Il Pd è un partito anomalo, non è né il Partito Socialdemocratico Tedesco né il Partito Socialista Francese né tantomeno il Labour di Ed Milliband. Non fa parte del Partito Socialista Europeo e né tantomeno sembra (qualora sembrasse azzardato fare un paragone con partiti di natura socialista) assomigliare ai Democratici statunitensi. Il Partito Democratico è un partito frutto di una visione blairiana della politica e del mondo, una visione superata con l'ultima crisi economica mondiale. Proprio l'ultima crisi ha dato la possibilità a tutte le forze progressiste europee (meno che al Pd) di riciclarsi e rinnovare le proprie idee.
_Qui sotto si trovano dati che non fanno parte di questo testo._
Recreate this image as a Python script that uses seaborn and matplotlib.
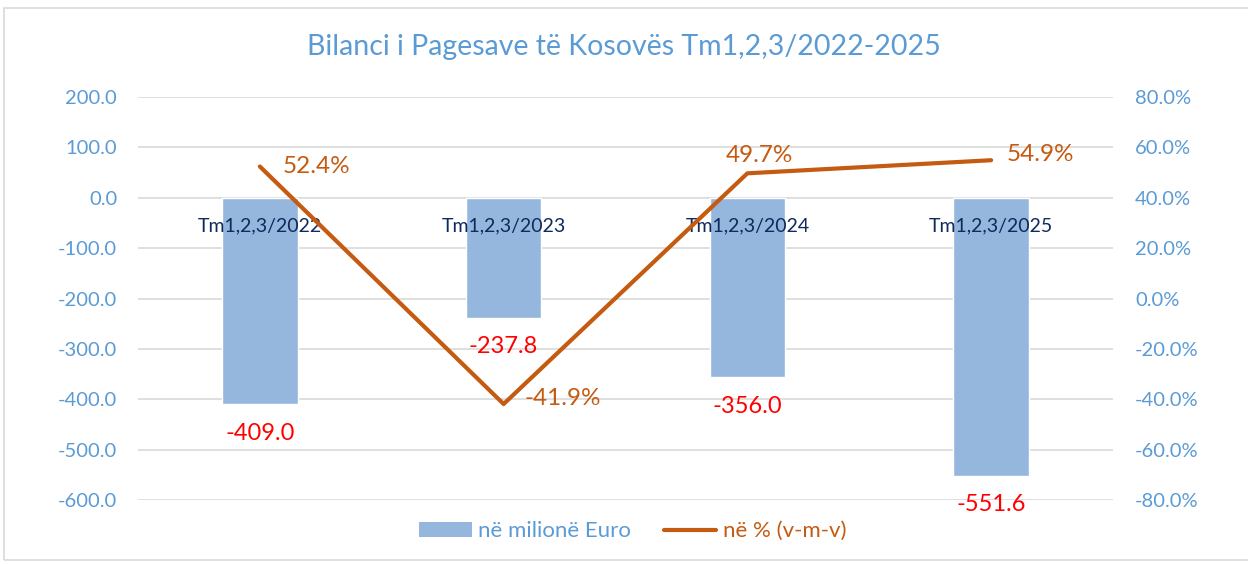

In Germania, grazie alla forte contaminazione politica di forze fresche quali i Grunen e i Piraten, la Spd ha ripreso slancio mettendo in forte pericolo il potere della Merkel. Oggi l'alleanza Spd-Grunen sembra in grado di poter guidare il paese con un programma letteralmente alternativo al duo Cdu-Fdp e in discontinuità con l'esperienza della grande coalizione di Gerhard Schroeder. In Gran Bretagna Ed Milliband ha chiuso con la svolta compiuta a metà anni novanta da Tony Blair, ha virato a sinistra e ha proposto una visione diametralmente opposta a quella di David Cameron. Oggi il Labour è dato su livelli mai toccati nella storia dei sondaggi settimanali YouGov/Sun. Stessa cosa vale per Hollande che ha rinverdito il socialismo francese riuscendo, per la prima volta nella storia transalpina, a disarcionare un presidente al primo mandato.
Essere chiari, decisi, netti e trasparenti paga. Se solo il Pd riuscisse in questa non difficile impresa, potrebbe dar vita a un partito europeo nell'anima, nella forma e, perché no, nelle percentuali.